As many as 17 million Americans begin the new year facing the possibility of sharply higher federal income taxes in 2006.

As many as 17 million Americans begin the new year facing the possibility of sharply higher federal income taxes in 2006.

Because Congress has not yet intervened, the number of taxpayers
affected by the Alternative Minimum Tax could soar to 20 million or
more. Many of the new victims could see their federal tax burdens grow
by several thousands of dollars.

Congressional leaders say that
will never happen, pledging that the House and Senate will pass
remedial legislation early next year limiting the growth of this surtax
to a much smaller number. But there’s no assurance this will occur, in
part because some in Congress have other priorities, such as pushing
tax preferences for capital gains and dividends.

As a result,
there’s at least a chance that millions of Americans are in for a rude
awakening on the tax front, and that some of them won’t find out about
it until they file their returns in 2007.

Maggie Doedtman, a tax
preparation expert for H&R Block in Kansas City, Mo., says the
Alternative Minimum Tax constitutes a major surprise for a growing
number of taxpayers.

“People think of this as something that
should just not happen to them,” says Doedtman. “Even if Congress does
another short-term patch, the number of people affected by this will
continue to grow.”

Becoming subject to the Alternative Minimum
Tax can be downright disagreeable. The average tax per AMT payer was
about $4,000 last year, and it’s not unusual for first-time payers to
take a four-figure hit.

The fact that nearly 4 million taxpayers
are expected to find themselves subject to the AMT for 2005 is a far
cry from what creators of the tax intended a quarter-century ago. The
parallel tax system was aimed at a few hundred Americans who were using
multiple tax write-offs to avoid paying any federal income tax.

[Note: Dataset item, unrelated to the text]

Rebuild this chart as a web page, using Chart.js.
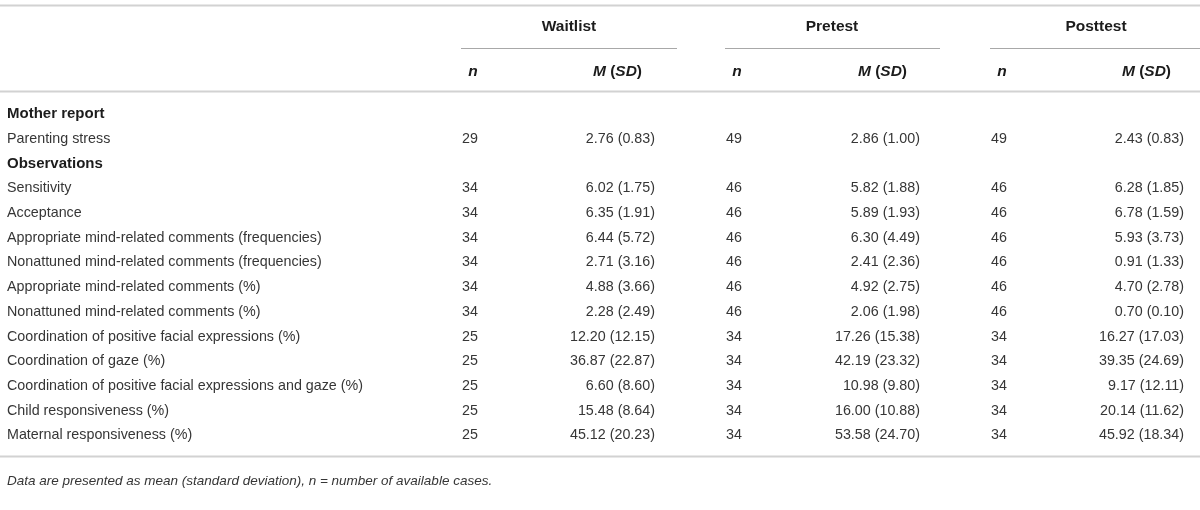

The AMT addressed the problem by eliminating major categories of tax
deductions such as state and local taxes, health costs and personal
exemptions, then recalculating tax liability under a different formula.
In the early years only a few Americans saw their tax bill go up as a
result of the AMT.

But, unlike the main tax system, the AMT was
never indexed for inflation. As a result, its reach has gradually
grown, and would have expanded even faster but for temporary fixes by
Congress in recent years. Now, with Congress failing to act on a patch
covering the 2006 tax year, millions enter the new year unable to
predict their federal liability.

According to the Congressional
Budget Office, the AMT hits hardest on those with adjusted gross income
of $100,000 to $500,000. Already, well over half the families and
individuals earning $200,000 to $500,000 are taxed under AMT, the CBO

But the new AMT targets aren’t just the affluent. In
recent years the surtax has affected those in increasingly lower income
brackets, in some cases for the simple reason that a large family is
unable to use its multiple personal exemptions under AMT. About 10
percent of tax returns showing incomes of $75,000 or less are now
subject to the tax, according to the IRS; by 2010, that number is
projected to exceed 20 percent.

Political leaders vow that won’t happen.

“What we want to do is make sure that it doesn’t hit more middle-income
Americans,” said Scott McClellan, President Bush’s spokesman.
Republican Sen. Charles Grassley, chairman of the Senate Finance
Committee, has vowed to get AMT relief “enacted into law.”

But there’s no guarantee that will happen, or that Congress will find the money to fully fund it.

For one thing, the cost of making these temporary patches is growing
rapidly, to roughly $30 billion in 2006. Between 2005 and 2010, tax
revenue generated by the AMT is projected to increase five-fold,
dimming hopes for eliminating the tax.

Perhaps as important,
some see the Alternative Minimum Tax as leverage for achieving higher
priority aims. Republican leaders in the House, for example, omitted an
AMT fix from their prime tax-cut measure this year in favor of a
provision extending lower rates on capital gains and dividends. (They
then advanced the AMT legislation in a separate measure, though it
stalled in the waning days of December.)

Some Republicans hint
that permitting a rapid expansion of the AMT bite might also build
support for a more fundamental overhaul of the federal tax system.

“Might it not help the momentum on tax reform if a few more people
fully understood the impacts of AMT?” said Rep. Bill Thomas, chairman
of the House Ways and Means Committee.

Sooner or later, many
people think the AMT ultimately will force such as a reckoning. By
2013, according to one scenario, the AMT will be collecting more tax
revenue than the regular tax system.